Cette interprétation ne présente pas de difficulté sur la majeure partie de la rive gauche du Doron de Belleville où le travé des contacts est assez rectiligne. Toutefois les choses sont un peu confuses aux abords sud de Moûtiers (secteur de Fontaine-le-Puits). Là quelques affleurements de houiller reposent sur l'unité du Quermoz et "débordent" assez largement à l'ouest du tracé qui semble être celui de la faille : on peut se demander s'ils ne sont pas dans une situation un peu comparable à celle du houiller des abords sud de Bourg-Saint-Maurice (cf. supra). Mais il faut remarquer que ces affleurements semblent tous rattachables non au houiller briançonnais mais à l'unité de Moûtiers. D'autre part ils sont plus ou moins emballés dans une matrice gypso-cargneulique qui semble être celle de la base de cette unité, de sorte que l'importance de ce "débordement" pourrait en outre résulter d'un phénomène d'extravasion diapirique, à partir du matériel gypseux pris ici dans la faille de la moyenne Tarentaise. ...
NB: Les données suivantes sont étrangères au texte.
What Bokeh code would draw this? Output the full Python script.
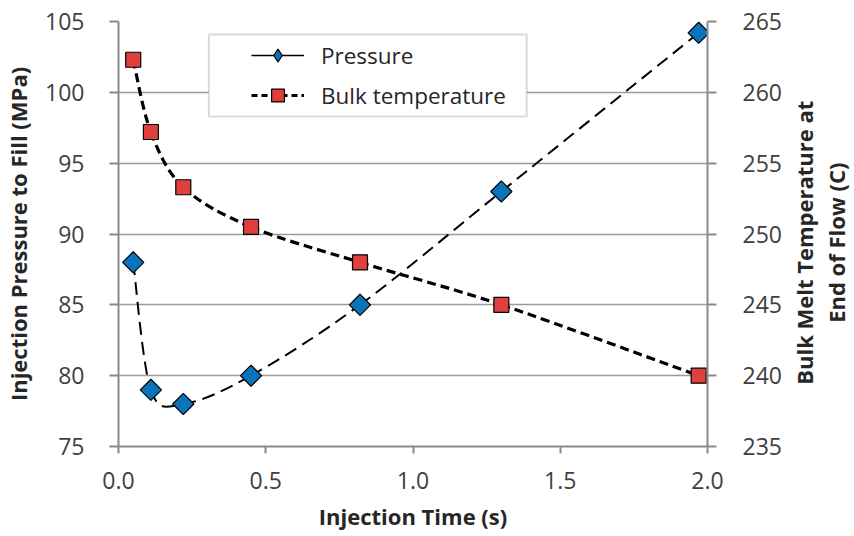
import math
from bokeh.plotting import figure
from bokeh.layouts import row
from bokeh.core.properties import value
from bokeh.models import (Range1d, LinearAxis, FixedTicker, Legend, LegendItem,
                          BoxAnnotation, NumeralTickFormatter, Grid)
from bokeh.embed import file_html
from bokeh.resources import INLINE

# ---------------- data ----------------
time_s = [0.05, 0.11, 0.22, 0.45, 0.82, 1.30, 1.97]
pressure_mpa = [88.0, 79.0, 78.0, 80.0, 85.0, 93.0, 104.2]
bulk_temp_c = [262.3, 257.2, 253.3, 250.5, 248.0, 245.0, 240.0]

x_ticks = [0.0, 0.5, 1.0, 1.5, 2.0]
y_ticks = [75, 80, 85, 90, 95, 100, 105]
y2_ticks = [235, 240, 245, 250, 255, 260, 265]

x_title = "Injection Time (s)"
y_title = "Injection Pressure to Fill (MPa)"
y2_title_lines = ["Bulk Melt Temperature at", "End of Flow (C)"]

FONT = "Open Sans"
TICK_COLOR = "#404040"
TITLE_COLOR = "#262626"
GRID = "#9a9a9a"
AXIS = "#8a8a8a"

W, H = 854, 536
SIDE_W = 70                      # strip holding the right-hand title
MAIN_W = W - SIDE_W
LEFT, TOP, BOTTOM = 114, 21, 90
FRAME_RIGHT = 707
RIGHT = MAIN_W - FRAME_RIGHT

p = figure(width=MAIN_W, height=H, output_backend="svg", toolbar_location=None,
           x_range=Range1d(x_ticks[0], x_ticks[-1]),
           y_range=Range1d(y_ticks[0], y_ticks[-1]),
           min_border_left=LEFT, min_border_right=RIGHT,
           min_border_top=TOP, min_border_bottom=BOTTOM,
           x_axis_type=None, y_axis_type=None)
p.extra_y_ranges = {"temp": Range1d(y2_ticks[0], y2_ticks[-1])}
p.outline_line_color = None
p.background_fill_color = "white"
p.border_fill_color = "white"


def style_axis(ax, tick_out):
    ax.axis_line_color = AXIS
    ax.axis_line_width = 2
    ax.major_tick_line_color = AXIS
    ax.major_tick_line_width = 2
    ax.major_tick_in = 0
    ax.major_tick_out = tick_out
    ax.minor_tick_line_color = None
    ax.major_label_text_font = FONT
    ax.major_label_text_font_size = "23px"
    ax.major_label_text_color = TICK_COLOR
    ax.axis_label_text_font = FONT
    ax.axis_label_text_font_size = "22px"
    ax.axis_label_text_font_style = "bold"
    ax.axis_label_text_color = TITLE_COLOR


xaxis = LinearAxis(ticker=FixedTicker(ticks=x_ticks),
                   formatter=NumeralTickFormatter(format="0.0"),
                   axis_label=x_title)
style_axis(xaxis, 7)
xaxis.major_label_standoff = 18
xaxis.axis_label_standoff = 9
p.add_layout(xaxis, "below")

yaxis = LinearAxis(ticker=FixedTicker(ticks=y_ticks), axis_label=y_title)
style_axis(yaxis, 9)
yaxis.major_label_standoff = 25
yaxis.axis_label_standoff = 9
p.add_layout(yaxis, "left")

y2axis = LinearAxis(y_range_name="temp", ticker=FixedTicker(ticks=y2_ticks))
style_axis(y2axis, 9)
y2axis.major_label_standoff = 26
p.add_layout(y2axis, "right")

# horizontal gridlines
p.add_layout(Grid(dimension=1, ticker=yaxis.ticker, grid_line_color=GRID,
                  grid_line_width=1.5))


# ---------------- smooth curves (Excel-like) via Bezier segments ----------------
def bezier_segments(xs, ys):
    n = len(xs)
    out = {k: [] for k in ("x0", "y0", "x1", "y1", "cx0", "cy0", "cx1", "cy1")}
    for i in range(n - 1):
        im = max(i - 1, 0)
        ip = min(i + 2, n - 1)
        out["x0"].append(xs[i]); out["y0"].append(ys[i])
        out["x1"].append(xs[i + 1]); out["y1"].append(ys[i + 1])
        out["cx0"].append(xs[i] + (xs[i + 1] - xs[im]) / 6.0)
        out["cy0"].append(ys[i] + (ys[i + 1] - ys[im]) / 6.0)
        out["cx1"].append(xs[i + 1] - (xs[ip] - xs[i]) / 6.0)
        out["cy1"].append(ys[i + 1] - (ys[ip] - ys[i]) / 6.0)
    return out


bp = bezier_segments(time_s, pressure_mpa)
p.bezier(**bp, line_color="black", line_width=2, line_dash="13 7")

bt = bezier_segments(time_s, bulk_temp_c)
p.bezier(**bt, line_color="black", line_width=3.2, line_dash="9 5",
         y_range_name="temp")

P_BLUE = "#0a74bb"
T_RED = "#e0403c"
p.scatter(time_s, pressure_mpa, marker="square", size=15, angle=math.pi / 4,
          fill_color=P_BLUE, line_color="black", line_width=1.2)
p.scatter(time_s, bulk_temp_c, marker="square", size=15,
          fill_color=T_RED, line_color="black", line_width=1.2,
          y_range_name="temp")

# legend-only proxies (hidden in the plot, drawn in the legend)
pl = p.line(time_s, pressure_mpa, line_color="black", line_width=1.5, visible=False)
pm = p.scatter(time_s, pressure_mpa, marker="diamond", fill_color=P_BLUE,
               line_color="black", line_width=1.2, visible=False)
tl = p.line(time_s, bulk_temp_c, line_color="black", line_width=3.2,
            line_dash="6 4", y_range_name="temp", visible=False)
tm = p.scatter(time_s, bulk_temp_c, marker="square", fill_color=T_RED,
               line_color="black", line_width=1.2, y_range_name="temp", visible=False)

# legend frame
px_per_x = (FRAME_RIGHT - LEFT) / (x_ticks[-1] - x_ticks[0])
px_per_y = (H - TOP - BOTTOM) / (y_ticks[-1] - y_ticks[0])
box_l, box_r, box_t, box_b = 205, 525, 34, 116
p.add_layout(BoxAnnotation(
    left=x_ticks[0] + (box_l - LEFT) / px_per_x,
    right=x_ticks[0] + (box_r - LEFT) / px_per_x,
    top=y_ticks[-1] - (box_t - TOP) / px_per_y,
    bottom=y_ticks[-1] - (box_b - TOP) / px_per_y,
    fill_color="white", fill_alpha=1.0,
    line_color="#888888", line_width=2))

legend = Legend(items=[LegendItem(label="Pressure", renderers=[pl, pm]),
                       LegendItem(label="Bulk temperature", renderers=[tl, tm])],
                location=(133, 335), padding=0, margin=0, spacing=8,
                glyph_width=53, glyph_height=32, label_standoff=17,
                label_text_font=FONT, label_text_font_size="22.5px",
                label_text_color=TITLE_COLOR, click_policy="none",
                inactive_fill_alpha=0,
                border_line_color=None, background_fill_alpha=0)
p.add_layout(legend, "center")

# ---------------- right-hand two-line title strip ----------------
# strip uses a pixel-sized coordinate system (0..SIDE_W, 0..H)
side = figure(width=SIDE_W, height=H, output_backend="svg", toolbar_location=None,
              x_range=Range1d(0, SIDE_W), y_range=Range1d(0, H),
              min_border=0, x_axis_type=None, y_axis_type=None)
side.outline_line_color = None
side.grid.visible = False
side.background_fill_color = "white"
side.border_fill_color = "white"
side.text(x=[19 + 32 * i for i in range(len(y2_title_lines))],
          y=[H - 279] * len(y2_title_lines),
          text=y2_title_lines, angle=math.pi / 2,
          text_align="center", text_baseline="middle",
          text_font=value(FONT), text_font_size="22px", text_font_style="bold",
          text_color=TITLE_COLOR)

layout = row(p, side, spacing=0)
open("out.html", "w").write(file_html(layout, INLINE))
À la latitude de Saint-Martin de Belleville la faille de la moyenne Tarentaise semble se terminer en se raccordant à la surface frontale des unités subbriançonnaises qui s'avancent en chevauchement sur l'ultradauphinois des crêtes de rive droite de la Maurienne (Mont du Fût, Valbuche, Grand Coin) (voir la page "Nant Brun"). Ceci se fait au prix d'une inflexion du tracé du contact tectonique, dont l'azimut passe de N40° à N-S, En fait cette géométrie correspond à celle du raccord "en bord de tiroir*" entre une rampe latérale de chevauchement et la surface du chevauchement lui-même. Compte tenu de l'orientation des cassures un tel raccord suppose un jeu dextre : or c'est précisément celui que l'on est amené à attribuer à la faille de la moyenne Tarentaise.

On peut ajouter que dans ce secteur où s'effectue la terminaison méridionale de la faille de la moyenne Tarentaise on observe une torsion dans le sens horaire (dextre) des structures qui affectent le matériel subbriançonnais. Cela se manifeste notamment en ce qui concerne le coeur de Lias inférieur de l'anticlinal de la Tête de Fer (qui est en fait une synforme de série renversée : voir la page "Tête de Fer") et celui de l'anticlinal rompu des Crozats (au nord-ouest de la Sauce : voir la page "Nant Brun") : les plans axiaux de ces plis orientés presque N-S du côté sud-est s'incurvent pour se disposer selon le NE-SW vers le nord-ouest, aux approches de la limite occidentale des affleurements de matériel subbriançonnais. En outre Le pli de la Tête de Fer est tranché du côté sud par un décrochement dextre NE-SW qui détermine le gorge inférieure du Torrent des Encombres.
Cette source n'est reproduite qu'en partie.